If you are willing to stick to the path you’re walking now—the path of living, as far as it depends on you, in a right relationship with God and with the people around you—then David’s words here come powerfully to bear in your life.  And given the challenges you have waiting before you in the next few months, that’s a very good thing.

Think about this: You’ll have the God of the universe—the God who created the world and everything in it—listening to you when you call to Him.  He won’t just listen to you; He’ll respond when you are in need.  And listen: If you commit to sticking to the path of righteousness, if you commit to walking through the days ahead of you in ways that honor God first and foremost, you’re going to be in some places of need.  Exactly the nature and shape that need takes is going to vary, but you are entering a place where you will begin encountering more and more people who not only believe and behave differently than you, but who will do their absolute best to convince you to abandon your path in favor of theirs.  Few things will be off the table.  They’ll offer temptation.  They’ll demean you.  They’ll give you insult and abuse.  They’ll grade you differently.  They’ll make fun of you.  There are times when it’s going to feel a bit like you are trying to learn how to ride a bike with people pulling on the handlebars.

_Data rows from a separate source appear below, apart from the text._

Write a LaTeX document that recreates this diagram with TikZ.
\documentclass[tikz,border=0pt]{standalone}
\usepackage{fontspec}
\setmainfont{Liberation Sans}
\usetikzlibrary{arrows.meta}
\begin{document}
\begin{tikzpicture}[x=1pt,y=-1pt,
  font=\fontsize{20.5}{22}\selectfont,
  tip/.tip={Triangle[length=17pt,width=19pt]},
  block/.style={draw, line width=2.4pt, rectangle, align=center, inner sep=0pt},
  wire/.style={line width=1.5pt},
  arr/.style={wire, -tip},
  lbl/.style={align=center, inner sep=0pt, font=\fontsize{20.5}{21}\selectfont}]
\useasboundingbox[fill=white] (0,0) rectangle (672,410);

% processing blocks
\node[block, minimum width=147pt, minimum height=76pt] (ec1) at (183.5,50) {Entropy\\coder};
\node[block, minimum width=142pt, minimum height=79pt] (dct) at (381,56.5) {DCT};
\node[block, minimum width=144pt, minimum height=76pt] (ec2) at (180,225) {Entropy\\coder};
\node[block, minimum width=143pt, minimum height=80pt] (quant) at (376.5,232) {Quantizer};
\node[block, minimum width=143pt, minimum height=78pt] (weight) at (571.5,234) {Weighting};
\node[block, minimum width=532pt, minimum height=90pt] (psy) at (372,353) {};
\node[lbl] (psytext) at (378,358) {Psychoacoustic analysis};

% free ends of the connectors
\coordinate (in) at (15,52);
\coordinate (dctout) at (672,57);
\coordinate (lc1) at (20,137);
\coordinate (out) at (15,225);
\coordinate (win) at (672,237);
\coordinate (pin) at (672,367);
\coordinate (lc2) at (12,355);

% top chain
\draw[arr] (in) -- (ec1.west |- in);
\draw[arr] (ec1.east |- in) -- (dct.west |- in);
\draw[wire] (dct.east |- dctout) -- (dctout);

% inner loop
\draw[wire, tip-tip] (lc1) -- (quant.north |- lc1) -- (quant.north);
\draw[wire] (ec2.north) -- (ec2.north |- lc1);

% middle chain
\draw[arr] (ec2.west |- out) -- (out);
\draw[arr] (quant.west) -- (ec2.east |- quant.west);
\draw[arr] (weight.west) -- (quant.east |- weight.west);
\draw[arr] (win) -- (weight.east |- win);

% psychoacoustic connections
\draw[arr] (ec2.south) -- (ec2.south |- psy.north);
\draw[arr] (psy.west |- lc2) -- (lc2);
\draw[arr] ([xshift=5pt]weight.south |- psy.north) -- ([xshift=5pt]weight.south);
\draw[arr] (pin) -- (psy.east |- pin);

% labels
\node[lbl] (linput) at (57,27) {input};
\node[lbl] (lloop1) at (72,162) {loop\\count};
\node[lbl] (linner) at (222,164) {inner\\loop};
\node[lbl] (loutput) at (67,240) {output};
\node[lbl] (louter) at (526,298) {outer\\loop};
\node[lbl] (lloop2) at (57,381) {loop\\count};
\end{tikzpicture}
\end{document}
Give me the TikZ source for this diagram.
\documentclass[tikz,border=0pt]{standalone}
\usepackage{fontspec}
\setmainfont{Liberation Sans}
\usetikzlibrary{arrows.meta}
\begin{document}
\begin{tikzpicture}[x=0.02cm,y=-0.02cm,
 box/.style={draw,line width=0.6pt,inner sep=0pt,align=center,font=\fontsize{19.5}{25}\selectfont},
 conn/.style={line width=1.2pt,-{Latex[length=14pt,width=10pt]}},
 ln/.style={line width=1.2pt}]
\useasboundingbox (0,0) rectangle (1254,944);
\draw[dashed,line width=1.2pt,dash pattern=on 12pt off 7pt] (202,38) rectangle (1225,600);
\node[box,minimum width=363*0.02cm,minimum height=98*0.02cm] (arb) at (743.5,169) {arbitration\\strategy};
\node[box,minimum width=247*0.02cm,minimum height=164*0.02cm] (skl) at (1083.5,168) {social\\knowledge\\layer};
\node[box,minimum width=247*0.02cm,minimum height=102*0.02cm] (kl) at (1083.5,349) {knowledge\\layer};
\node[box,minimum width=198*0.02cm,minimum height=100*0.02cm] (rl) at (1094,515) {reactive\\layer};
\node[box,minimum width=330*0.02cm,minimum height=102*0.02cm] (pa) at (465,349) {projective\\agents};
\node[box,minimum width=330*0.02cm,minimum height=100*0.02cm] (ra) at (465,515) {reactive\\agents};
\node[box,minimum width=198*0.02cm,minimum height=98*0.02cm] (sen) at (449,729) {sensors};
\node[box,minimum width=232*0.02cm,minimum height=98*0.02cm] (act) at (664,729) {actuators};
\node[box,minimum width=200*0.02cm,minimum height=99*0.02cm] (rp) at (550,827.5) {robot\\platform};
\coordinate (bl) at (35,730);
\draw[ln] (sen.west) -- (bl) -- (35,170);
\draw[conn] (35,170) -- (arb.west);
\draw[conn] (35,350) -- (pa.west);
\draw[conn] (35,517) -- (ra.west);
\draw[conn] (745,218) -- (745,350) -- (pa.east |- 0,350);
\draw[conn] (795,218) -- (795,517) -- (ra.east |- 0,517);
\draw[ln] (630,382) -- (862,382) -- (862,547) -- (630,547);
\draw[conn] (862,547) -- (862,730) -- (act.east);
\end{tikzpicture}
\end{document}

As you weave and wobble, though, if you’ll stay on the bike, you can lean back onto the fact that you are not alone.  Your Father has His hand on the seat.  And as you push forward, one thrust at a time, He’s going to quietly whisper in your ear some of the most powerful words anyone learning to ride a bike ever hears: I’ve got you.  I’ve got you.  If you’ll just keep riding, God’s got you.

Now, just because He’s got you doesn’t mean you won’t still lean some.  It doesn’t mean you won’t still go over some rough ground.  It doesn’t mean there won’t be bumps in the road.  It doesn’t mean there won’t still be places where you have to pause for a minute before pressing onward.  It means you can’t fall down.  As long as you let Him keep His hand on seat, God’s got you.  God’s got you.  Remember what David said?  “One who is righteous has many adversities, but the Lord rescues him from them all.”  God’s got you.

When things get scary in the days ahead, God’s got you.  When temptations appear in your path—some potent temptations and from seemingly out of nowhere—God’s got you.  When professors who not only don’t share your worldview, but think it is wrong to the point of being evil grade you down or embarrass you in front of class or demean your worldview in some way, God’s got you.  When you’re feeling lonely and alone and the questions we talked about before are looming larger and larger in the foreground, God’s got you.  When scheduling gets tough and relationships get complicated and you can’t seem to make anybody happy, God’s got you.  When you’re not sure you are going to be able to put one more foot in front of the other, and you’re ready to just give up and throw in the towel, God’s got you.  The only question is: Will you let Him?  I hope you will, because His is the path where life will always be found.  God’s got you.